Upon arriving in a wind-powered district of Denmark, the family stay at an Airbnb. The owner proceeds to show them around Copenhagen, visiting places like Amalienborg, Land of Legends and Louisiana Museum of Modern Art. Marge and Lisa are fascinated by their culture, while Bart and Homer make fun of it. Homer learns that although non-Danish people do not necessarily qualify for free healthcare, people who are injured in Denmark are treated for free. Bart, Lisa and Marge begin to contemplate the idea of moving to Denmark for at least one semester, but Homer refuses. The three then storm off, and Homer and Grampa begin to try to get Grampa injured for free treatment, without any success.

At Kronborg Castle, having become accustomed to Danish culture, Marge asks again for Homer to think about moving to Denmark. As he finally begins to consider the possibility, he changes his mind at the last minute and tries to push Grampa down the stairs for his free operation. However, as Grampa clings to Homer's leg, he admits he did not really need a life-threatening operation, but instead tattoo removal on a heart-shaped tattoo dedicated to Mona, as he feels ashamed of living without her. As Homer and Grampa drown their sorrows from Mona's death at a Danish bar, a Danish woman approaches Homer and they proceed to share a dance together. A devastated Marge sees them through the window and runs off, with Homer following her.

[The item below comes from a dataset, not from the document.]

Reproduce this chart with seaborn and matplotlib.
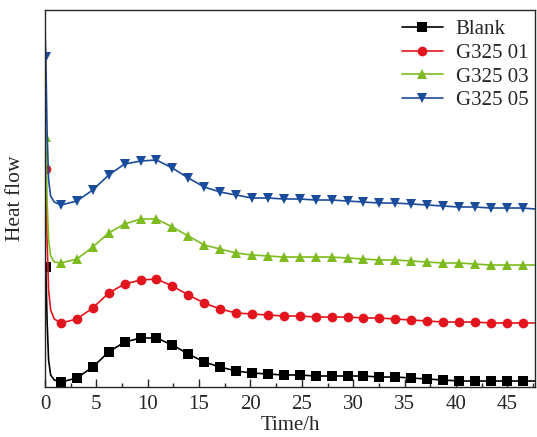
import numpy as np
import pandas as pd
import matplotlib
matplotlib.use("Agg")
import matplotlib.pyplot as plt
import seaborn as sns
from matplotlib.ticker import MultipleLocator, NullLocator

sns.set_style("ticks")
plt.rcParams['font.family'] = ['Liberation Serif', 'DejaVu Serif']

# time axis (h): initial spike points, then one point per marker, then the end
time_h = [0, 0.08, 0.2, 0.35, 0.55, 0.9,
          1.55, 3.1, 4.65, 6.2, 7.75, 9.3, 10.85, 12.4, 13.95, 15.5,
          17.05, 18.6, 20.15, 21.7, 23.25, 24.8, 26.35, 27.9, 29.45, 31.0,
          32.55, 34.1, 35.65, 37.2, 38.75, 40.3, 41.85, 43.4, 44.95, 46.5,
          47.7]

blank = [1.22, 1.20, 0.67, 0.27, 0.12, 0.07,
         0.05, 0.09, 0.20, 0.35, 0.45, 0.49, 0.49, 0.42, 0.33, 0.25,
         0.20, 0.16, 0.14, 0.13, 0.12, 0.12, 0.11, 0.11, 0.11, 0.11,
         0.10, 0.10, 0.09, 0.08, 0.07, 0.06, 0.06, 0.06, 0.06, 0.06,
         0.06]
g325_01 = [2.20, 2.18, 1.47, 0.97, 0.77, 0.68,
           0.64, 0.68, 0.79, 0.94, 1.03, 1.07, 1.08, 1.01, 0.92, 0.84,
           0.78, 0.74, 0.73, 0.72, 0.71, 0.71, 0.70, 0.70, 0.70, 0.69,
           0.69, 0.68, 0.67, 0.66, 0.65, 0.65, 0.65, 0.64, 0.64, 0.64,
           0.64]
g325_03 = [2.54, 2.50, 1.87, 1.47, 1.31, 1.25,
           1.24, 1.28, 1.40, 1.54, 1.63, 1.68, 1.68, 1.60, 1.51, 1.42,
           1.38, 1.34, 1.32, 1.31, 1.30, 1.30, 1.30, 1.30, 1.29, 1.28,
           1.27, 1.27, 1.26, 1.25, 1.24, 1.24, 1.23, 1.22, 1.22, 1.22,
           1.22]
g325_05 = [3.56, 3.30, 2.57, 2.07, 1.91, 1.85,
           1.82, 1.86, 1.97, 2.12, 2.23, 2.26, 2.27, 2.19, 2.09, 2.00,
           1.95, 1.92, 1.89, 1.89, 1.88, 1.88, 1.87, 1.87, 1.86, 1.85,
           1.84, 1.84, 1.83, 1.82, 1.81, 1.80, 1.80, 1.79, 1.79, 1.79,
           1.78]

labels = ['Blank', 'G325 01', 'G325 03', 'G325 05']
series = [blank, g325_01, g325_03, g325_05]
colors = ['#000000', '#E2151F', '#7DBB21', '#1B4B9B']
markers = ['s', 'o', '^', 'v']

mark_idx = [1] + list(range(6, 36))

fig = plt.figure(figsize=(5.37, 4.37), dpi=100)
ax = fig.add_axes([0.0838, 0.1144, 0.9125, 0.8627])

for lab, vals, c, m in zip(labels, series, colors, markers):
    df = pd.DataFrame({'Time': time_h, 'Heat': vals})
    sns.lineplot(data=df, x='Time', y='Heat', ax=ax, color=c, marker=m,
                 markersize=7, markeredgewidth=0, linewidth=1.2,
                 markevery=mark_idx, label=lab, sort=False)

ax.set_xlim(0, 47.7)
ax.set_ylim(0, 3.77)
ax.xaxis.set_major_locator(MultipleLocator(5))
ax.xaxis.set_minor_locator(MultipleLocator(2.5))
ax.yaxis.set_major_locator(NullLocator())
ax.tick_params(axis='x', which='major', direction='in', length=6, width=1,
               labelsize=15, pad=6)
ax.tick_params(axis='x', which='minor', direction='in', length=3, width=1)
for s in ax.spines.values():
    s.set_linewidth(1.0)
    s.set_visible(True)

ax.set_xlabel('Time/h', fontsize=15, labelpad=1)
ax.set_ylabel('Heat flow', fontsize=15.5)
ax.yaxis.set_label_coords(-0.041, 0.5)

leg = ax.legend(loc='upper right', bbox_to_anchor=(1.012, 1.008), frameon=False,
                fontsize=15, handlelength=2.0, handletextpad=0.6,
                labelspacing=0.2, borderaxespad=0.2)

fig.savefig('out.png', dpi=100)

Following this, an understanding but angry Marge refuses to come home with Homer, wishing to stay in Denmark with the kids indefinitely. At the airport, Homer begins to regret leaving her in Denmark, but Grampa admits he ruined his marriage to Mona similarly with his stubbornness, advising him not to make the same mistakes he did. The two race back to the apartment where Homer pledges his love for her and vows to stay in Copenhagen with her. However, Marge admits that she is having second thoughts due to problems with space and arrangement in the apartment, and concedes to Homer that she is ready to go home. Homer and Bart agree to go back as well, with only Lisa wanting to stay in Denmark. Before leaving, the family take Grampa to a socialized tattoo parlour, where the tattoo artist refashions his Mona tattoo for free into a lemonade tattoo, giving him a new outlook in life.

==Production==
Sidse Babett Knudsen guest starred as a woman trying to seduce Homer.

==Reception==
Dennis Perkins of The A.V. Club gave this episode a C+, stating, "Grampa needs some expensive medical treatment, so the family heads off to a foreign country whose very different economic system allows for inexpensive health care for all. Yes, the Simpsons are heading to Cuba! No, wait, that was last season. Okay, well, once there, the family finds that their new surroundings offer a wealth of cultural benefits that seem almost designed to fulfill needs and dreams each member (but one) didn't even realize they had. Yes, the Simpsons are shipping up to Boston! Dammit, nope—that was season 28 as well. Man, it's almost like the series is out of ideas, completely."

Tony Sokol of Den of Geek gave the episode 2.5 out of 5 stars. He called the episode middling with not enough jokes. He also stated there could have been more commentary on the American health care system.

"Throw Grampa from the Dane" scored a 0.9 rating with a 4 share and was watched by 2.14 million people, making The Simpsons the second most watched show on Fox that night.